- Country: India
- State: Kerala
- District: Kasargod

Languages
- • Official: Malayalam, English
- Time zone: UTC+5:30 (IST)
- Vehicle registration: KL-60, KL-14

= Koyonkara =

Koyonkara is a small village situated in Trikarpur Panchayath of Kasaragod district, Kerala, India. It constitutes the main part of North Trikarpur Village.

==Education==

The North Trikarpur ALP School is situated at Koyonkara.

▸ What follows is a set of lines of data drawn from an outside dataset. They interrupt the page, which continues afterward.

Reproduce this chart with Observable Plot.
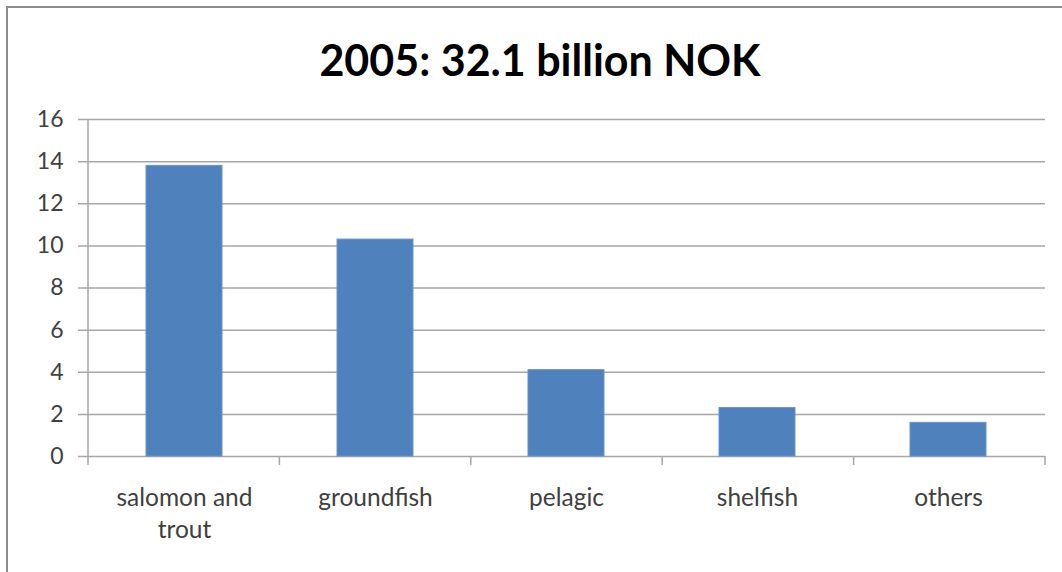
<!DOCTYPE html>
<html>
<head>
<meta charset="utf-8">
<script src="https://cdn.jsdelivr.net/npm/d3@7"></script>
<script src="https://cdn.jsdelivr.net/npm/@observablehq/plot@0.6"></script>
<style>
  html, body { margin: 0; padding: 0; background: #fff; }
  #wrap { position: relative; width: 1062px; height: 572px; overflow: hidden; background: #fff; }
  #frame { position: absolute; left: 6px; top: 6px; width: 1100px; height: 600px; border-left: 2px solid #8c8c8c; border-top: 2px solid #8c8c8c; box-sizing: border-box; }
  #title { position: absolute; left: 0; width: 1080px; top: 35px; text-align: center; font-family: Lato, "Open Sans", sans-serif; font-weight: bold; font-size: 43px; color: #000; line-height: 50px; }
  #chart { position: absolute; left: 0; top: 0; }
</style>
</head>
<body>
<div id="wrap">
  <div id="frame"></div>
  <div id="title">2005: 32.1 billion NOK</div>
  <div id="chart"></div>
</div>
<script>
const categories = ["salomon and trout", "groundfish", "pelagic", "shelfish", "others"];
const values = [13.8, 10.3, 4.1, 2.3, 1.6];
const yTicks = [0, 2, 4, 6, 8, 10, 12, 14, 16];
const xTickLabels = ["salomon and\ntrout", "groundfish", "pelagic", "shelfish", "others"];

const data = categories.map((c, i) => ({category: c, value: values[i]}));

const separators = (index, scales, values, dim) => {
  const g = d3.create("svg:g").attr("stroke", "#a6a6a6").attr("stroke-width", 1.5);
  const n = categories.length;
  const w = dim.width - dim.marginLeft - dim.marginRight;
  const y0 = scales.y(0);
  for (let k = 0; k <= n; k++) {
    const xk = dim.marginLeft + k * w / n;
    g.append("line").attr("x1", xk).attr("x2", xk).attr("y1", y0).attr("y2", y0 + 9);
  }
  g.append("line").attr("x1", dim.marginLeft).attr("x2", dim.marginLeft)
    .attr("y1", scales.y(yTicks[yTicks.length - 1])).attr("y2", y0);
  return g.node();
};

const chart = Plot.plot({
  width: 1062,
  height: 572,
  marginLeft: 88,
  marginRight: 17,
  marginTop: 119,
  marginBottom: 116,
  style: {fontFamily: "Lato, 'Open Sans', sans-serif", fontSize: "24px", color: "#404040", background: "transparent"},
  x: {domain: categories, paddingInner: 0.6, paddingOuter: 0.3, label: null},
  y: {domain: [0, 16], ticks: yTicks, label: null},
  marks: [
    Plot.ruleY(yTicks, {y: d => d, stroke: "#a6a6a6", strokeWidth: 1.5, insetLeft: -10}),
    Plot.barY(data, {x: "category", y: "value", fill: "#4f81bd", stroke: "#6b94c8", strokeWidth: 1}),
    separators,
    Plot.axisY({ticks: yTicks, tickSize: 0, tickPadding: 25, fontSize: 23, fill: "#404040", label: null}),
    Plot.axisX({tickSize: 0, tickPadding: 27, fontSize: 24.5, fill: "#404040", lineHeight: 1.3, label: null,
      tickFormat: d => xTickLabels[categories.indexOf(d)]})
  ]
});
document.getElementById("chart").appendChild(chart);
</script>
</body>
</html>
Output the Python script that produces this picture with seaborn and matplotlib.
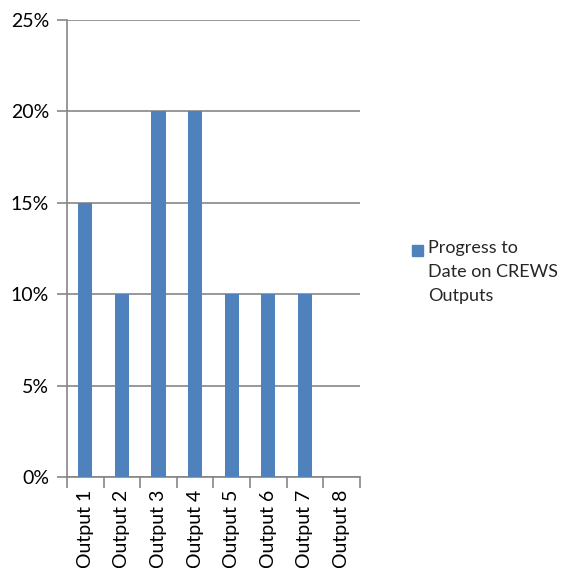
import numpy as np
import matplotlib.pyplot as plt
import seaborn as sns
from matplotlib.patches import Rectangle
from matplotlib.ticker import PercentFormatter, FixedLocator

sns.set_theme(style="white")
plt.rcParams['font.family'] = ['Lato', 'DejaVu Sans']

# Data
categories = ["Output 1", "Output 2", "Output 3", "Output 4",
              "Output 5", "Output 6", "Output 7", "Output 8"]
progress = [0.15, 0.10, 0.20, 0.20, 0.10, 0.10, 0.10, 0.0]
series_label = "Progress to\nDate on CREWS\nOutputs"

bar_color = "#4F81BD"
grid_color = "#868686"

fig = plt.figure(figsize=(5.65, 5.68), dpi=100)
ax = fig.add_axes([0.1186, 0.160, 0.518, 0.805])

sns.barplot(x=categories, y=progress, color=bar_color, saturation=1,
            width=0.39, linewidth=0, ax=ax, zorder=3)

ax.set_ylim(0, 0.25)
ax.set_xlim(-0.5, len(categories) - 0.5)
ax.yaxis.set_major_locator(FixedLocator([0, 0.05, 0.10, 0.15, 0.20, 0.25]))
ax.yaxis.set_major_formatter(PercentFormatter(1.0, decimals=0))
ax.grid(axis="y", color=grid_color, linewidth=1.2, zorder=0)
ax.set_axisbelow(True)

for side in ["top", "right"]:
    ax.spines[side].set_visible(False)
for side in ["left", "bottom"]:
    ax.spines[side].set_color(grid_color)
    ax.spines[side].set_linewidth(1.2)

ax.tick_params(axis="y", which="major", length=7, width=1.2, color=grid_color,
               direction="out", left=True, labelsize=14, pad=6, labelcolor="black")
ax.tick_params(axis="x", which="major", length=0, labelsize=14, pad=9,
               labelrotation=90, labelcolor="black")
ax.set_xticks(np.arange(-0.5, len(categories)), minor=True)
ax.tick_params(axis="x", which="minor", length=8, width=1.2, color=grid_color,
               direction="out", bottom=True)
ax.set_xlabel("")
ax.set_ylabel("")

# legend: square aligned with the first text line, as in the original
fig.patches.append(Rectangle((412 / 565, 1 - 256 / 568), 11 / 565, 11 / 568,
                             transform=fig.transFigure, color=bar_color))
fig.text(428 / 565, 1 - 240 / 568, series_label, fontsize=13, va="top",
         ha="left", linespacing=1.6)

fig.savefig("out.png", dpi=100)
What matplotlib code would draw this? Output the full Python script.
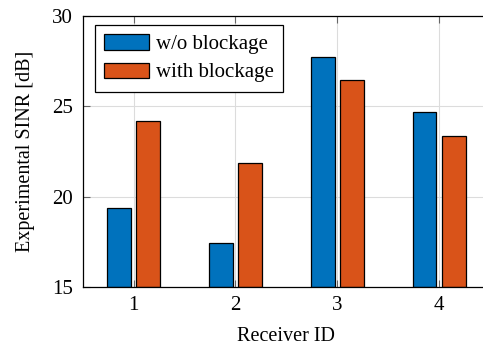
import numpy as np
import matplotlib
matplotlib.use('Agg')
from matplotlib import pyplot as plt

plt.rcParams['font.family'] = ['Liberation Serif', 'DejaVu Serif']
plt.rcParams['mathtext.fontset'] = 'stix'

receivers = [1, 2, 3, 4]
sinr_no_block = [19.38, 17.44, 27.73, 24.70]
sinr_block = [24.20, 21.90, 26.46, 23.37]
labels = ['w/o blockage', 'with blockage']

blue = (0 / 255, 114 / 255, 189 / 255)
orange = (217 / 255, 83 / 255, 25 / 255)

fig = plt.figure(figsize=(4.83, 3.47), dpi=100)
ax = fig.add_axes([0.171, 0.1715, 0.844, 0.7825])

x = np.array(receivers, dtype=float)
w = 0.23
off = 0.143
ax.bar(x - off, np.array(sinr_no_block) - 15, w, bottom=15, color=blue,
       edgecolor='black', linewidth=0.9, label=labels[0], zorder=3)
ax.bar(x + off, np.array(sinr_block) - 15, w, bottom=15, color=orange,
       edgecolor='black', linewidth=0.9, label=labels[1], zorder=3)

ax.set_xlim(0.5, 4.5)
ax.set_ylim(15, 30)
ax.set_xticks(receivers)
ax.set_yticks([15, 20, 25, 30])
ax.grid(True, color='#dcdcdc', linewidth=0.8, zorder=0)
ax.tick_params(direction='in', length=5, width=0.8, color='#666666',
               labelsize=15, top=True, right=True)
ax.tick_params(axis='x', pad=6)
ax.tick_params(axis='y', pad=7)
for s in ax.spines.values():
    s.set_linewidth(0.9)
    s.set_zorder(4)

ax.set_xlabel('Receiver ID', fontsize=14.5, labelpad=8.5)
ax.set_ylabel('Experimental SINR [dB]', fontsize=14.5, labelpad=12)

leg = ax.legend(loc='upper left', bbox_to_anchor=(0.030, 0.967),
                borderaxespad=0, fontsize=15, handlelength=2.16,
                handleheight=0.75, fancybox=False, framealpha=1,
                edgecolor='black', borderpad=0.45, labelspacing=0.4,
                handletextpad=0.32)
leg.get_frame().set_linewidth(0.9)

plt.savefig('out.png', dpi=100)
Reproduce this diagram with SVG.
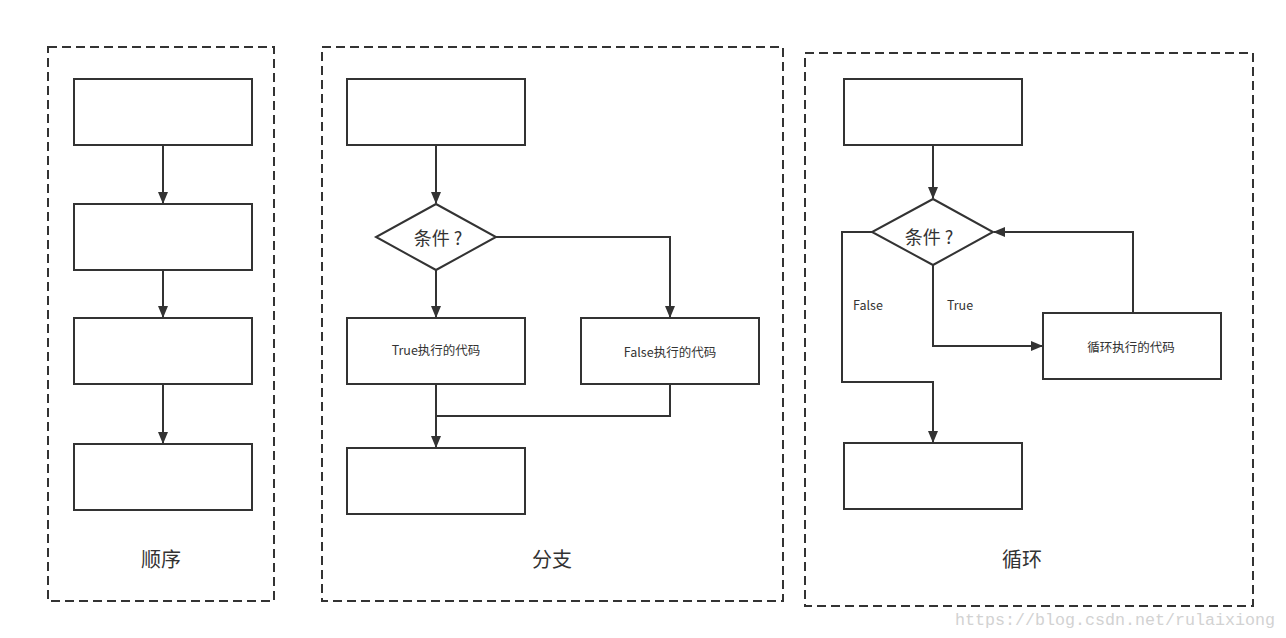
<svg xmlns="http://www.w3.org/2000/svg" width="1286" height="638" viewBox="0 0 1286 638">
<style>
.frame{fill:none;stroke:#333;stroke-width:2;stroke-dasharray:9,5}
.box{fill:#fff;stroke:#333;stroke-width:2}
.line{fill:none;stroke:#333;stroke-width:2}
.t{font-family:"Noto Sans CJK SC","Liberation Sans",sans-serif;fill:#333;text-anchor:middle;dominant-baseline:central}
.big{font-size:20px}
.mid{font-size:18px}
.sm{font-size:12.5px}
.wm{font-family:"Liberation Mono",monospace;font-size:16.7px;fill:#d2d2d2}
</style>
<defs>
<marker id="ah" markerWidth="12" markerHeight="10" refX="11" refY="5" orient="auto" markerUnits="userSpaceOnUse" viewBox="0 0 12 10">
<path d="M0,0 L12,5 L0,10 z" fill="#333"/>
</marker>
</defs>
<rect width="1286" height="638" fill="#fff"/>
<g id="frames">
<rect class="frame" x="48" y="47" width="226" height="554"/>
<rect class="frame" x="322" y="47" width="461" height="554"/>
<rect class="frame" x="805" y="53" width="448" height="553"/>
</g>
<g id="connectors">
<path class="line" d="M163,145 V203" marker-end="url(#ah)"/>
<path class="line" d="M163,270 V317" marker-end="url(#ah)"/>
<path class="line" d="M163,384 V443" marker-end="url(#ah)"/>
<path class="line" d="M436,145 V203" marker-end="url(#ah)"/>
<path class="line" d="M436,270 V317" marker-end="url(#ah)"/>
<path class="line" d="M496,237 H670 V317" marker-end="url(#ah)"/>
<path class="line" d="M436,384 V447" marker-end="url(#ah)"/>
<path class="line" d="M670,384 V416 H436"/>
<path class="line" d="M933,145 V198" marker-end="url(#ah)"/>
<path class="line" d="M933,265 V346 H1042" marker-end="url(#ah)"/>
<path class="line" d="M1133,313 V232 H994" marker-end="url(#ah)"/>
<path class="line" d="M872,232 H842 V382 H933 V442" marker-end="url(#ah)"/>
</g>
<g id="seq1"><rect class="box" x="74" y="79" width="178" height="66"/></g>
<g id="seq2"><rect class="box" x="74" y="204" width="178" height="66"/></g>
<g id="seq3"><rect class="box" x="74" y="318" width="178" height="66"/></g>
<g id="seq4"><rect class="box" x="74" y="444" width="178" height="66"/></g>
<g id="br-top"><rect class="box" x="347" y="79" width="178" height="66"/></g>
<g id="br-cond"><path class="box" d="M436,204 L496,237 L436,270 L376,237 z"/><text class="t mid" x="438" y="237">条件 ?</text></g>
<g id="br-true"><rect class="box" x="347" y="318" width="178" height="66"/><text class="t sm" x="436" y="349">True执行的代码</text></g>
<g id="br-false"><rect class="box" x="581" y="318" width="178" height="66"/><text class="t sm" x="670" y="351">False执行的代码</text></g>
<g id="br-bottom"><rect class="box" x="347" y="448" width="178" height="66"/></g>
<g id="lp-top"><rect class="box" x="844" y="79" width="178" height="66"/></g>
<g id="lp-cond"><path class="box" d="M933,199 L993,232 L933,265 L872,232 z"/><text class="t mid" x="929" y="236">条件 ?</text></g>
<g id="lp-body"><rect class="box" x="1043" y="313" width="178" height="66"/><text class="t sm" x="1131" y="346">循环执行的代码</text></g>
<g id="lp-bottom"><rect class="box" x="844" y="443" width="178" height="66"/></g>
<g id="labels">
<text class="t sm" x="868" y="304">False</text>
<text class="t sm" x="960" y="304">True</text>
<text class="t big" x="161" y="558">顺序</text>
<text class="t big" x="552" y="558">分支</text>
<text class="t big" x="1022" y="558">循环</text>
</g>
<text class="wm" x="955" y="625" textLength="320">https://blog.csdn.net/rulaixiong</text>
</svg>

Other near by educational institutions are :-
- VPP Mohd Kunhi Patelar Smarka GVHSS Trikaripur
- EK Nayanar memorial Govt. Polytechnic College
- Udinoor Govt. Higher Secondary School
- Government Higher Secondary School south trikaripur, Elambachi
- St Pauls' AUPS
- Maithani GLPS
- Nehru Arts & Science College Kanhangad
- Payyannur College
- North Malabar Institute of Technology
- Academy of Medical Science Pariyaram
- Sanskrit College Payyannur
- Govt. Ayurveda College
- St. Pius College, Ranipuram
- Rajas College, Neelwshwaram
- Govt. College, Cheemeni etc.

==Health==
The government ayurvedic hospital is situated at Koyonkara.

The Taluk Government Hospital, Trikarpur, situated at Thankayam is one of the major hospital near to Koyonkara.

There is a private eye hospital in the village.

==Community life==

Hindu, Muslim and Christianity are the main religions. Koyonkara Poomalakkavu Temple, Koyonkara Pallikal Bhagavathi Temple, Koormba Bhagavathi Temple (Cheermakkavu), Kunhalin Keeshil, vadakumbad juma masjid etc. are the main holy places.

Poomalakavu is famous for "Paatulsavam", Poorakali and Marathukali.

There are many clubs and social organizations working. It includes Malayala Kalavedi, Red Force Arts Sports Club, Vadakumbad arts & sports club (vasc) & Udaya Surya etc.

==Transportation==
Local roads have access to NH.66 which connects to Mangalore in the north and Calicut in the south. The nearest railway station is Trikarpur on Mangalore-Palakkad line. There are airports at Mangalore and Kannur.